Following the commentary about Trump's first round of telephone calls with leaders is a reminder of how the congratulatory call is a particular diplomatic minefield. Often a new leader wants to establish domestic and international credibility fast, and receiving calls from other world leaders is a great way to do it. But those he hopes to call him might not agree that he should be the leader, or might simply have other priorities on their minds. 
Congratulatory calls are not usually very substantive. Maybe the odd bit of political advice. A couple of markers on policy issues, especially with methodical leaders like Obama or Merkel. But nothing heavy. When I was in No 10, I would work with ambassadors, advisers to leaders, or intuition to identify an early point of connection between leaders - it was striking how much more business could be done later if the leaders felt a genuine rapport. US officials take a verbatim note of their leader's calls, which hampers spontaneity a bit. UK officials give a more edited account -  "what I think he thinks he ought to have said".
Of course, advisers never want too much direct contact with between leaders, preferring to control the channel of communication. (On receiving his first telegram, in the 1860s, British Foreign Secretary Palmerston is reported to have spluttered “My God, this is the end of diplomacy.") Usually, officials agree lines with their counterparts in advance on how to brief the call to the media - this was particularly the case with the White House, partly because they are very careful about the language used, and partly because we were all conscious of the UK media looking for mischief. Some countries even try to script the call beforehand, though in my experience most leaders - especially Sarkozy - were hard to script. 

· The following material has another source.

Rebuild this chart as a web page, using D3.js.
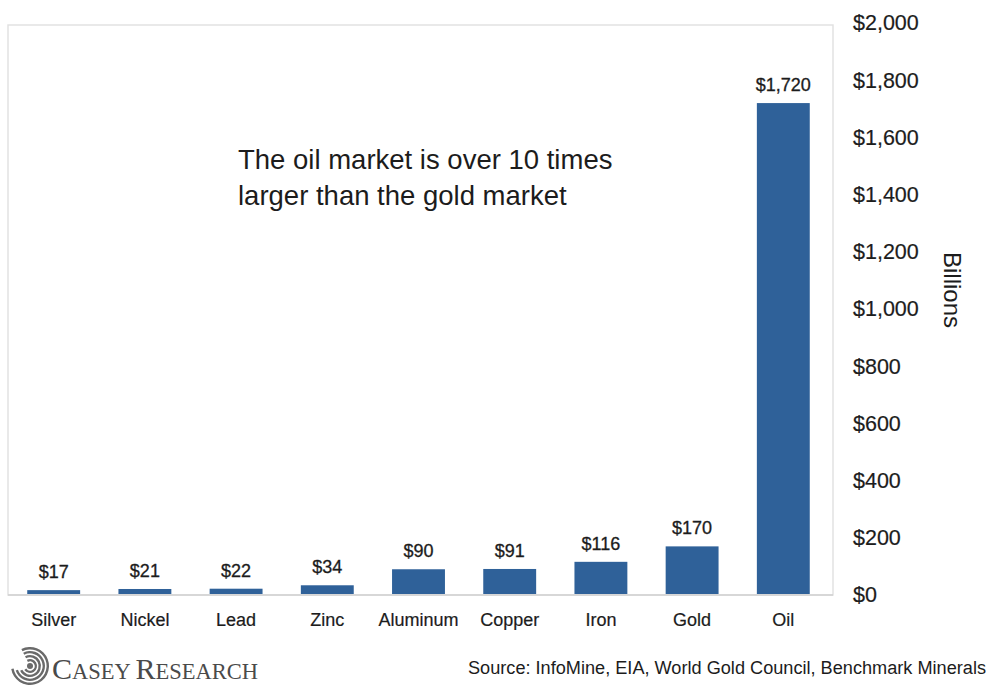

With outward calls to new leaders, it is often harder to manage the logistics. I would sometimes ask our Ambassador to crash an incoming leader's celebration, and literally pass him or her the 'phone. 
The Trump calls demonstrate three interesting differences different the US and UK systems:
  • The UK does not have a transition period, so the new PM receives congratulatory calls once in No 10. And briefings are all prepared in advance. There would not be time to cook them up between PMs - we had 40 minutes between Gordon Brown leaving No 10 and David Cameron arriving. The UK system is not perfect, but it is therefore a bit more orderly, and allows the order of calls to be thought through a bit. In my experience, the office of the leader arriving in power has more say over timing than those calling in. I had Obama lined up to call David Cameron at 2100, twenty minutes after the new PM arrived in the building. DC then spoke to Merkel (Germany) at 21115, Rudd (Australia) and Harper (Canada), with Sarkozy (France), Singh (India), Hayotama (Japan) and Wen (China) the next day. The rush of the moment meant we nearly put a hoax caller through, pretending to be Harper. Obviously the calls requiring translation take a bit longer to fix, and presumably did for Trump;
  • Once in office, leaders rarely if ever 'cold call' their opposite numbers. In my four years in No 10, we did it only once, during the financial crisis of 2009, when Gordon Brown wanted to bounce Sarkozy into a deal on “naked short selling”. With no warning of the call, we could not arrange a professional translator, ensuring huge confusion when “naked short selling” was rendered into hesitating French as “short, nude sales”. Sarkozy was understandably perplexed;
  • In the UK system, civil servant advisers usually stay on. So they will have an existing network of camaraderie or rivalry with their counterparts in other leaders' offices, particularly Washington, Paris and Berlin. In her congratulatory call to David Cameron, Merkel asked him with bemusement if it was really true that I was still there. One idiosyncracy of the UK system is that Switchboard also place farewell calls that come in for the departing PM. In the 2010 transition, my job involved listening to the calls to the outgoing and incoming PMs. Obama called Gordon Brown to thank him for leading the world out of the financial crisis, just after speaking to David Cameron. Sometimes calls happened simultaneously - I was taking notes on the first McGuiness call to David Cameron while listening to Netanyahu's farewell call to Gordon Brown.

All this to say that there really are far bigger issues to worry about (see my last post) than where the PM figured in the list of calls to Trump Tower.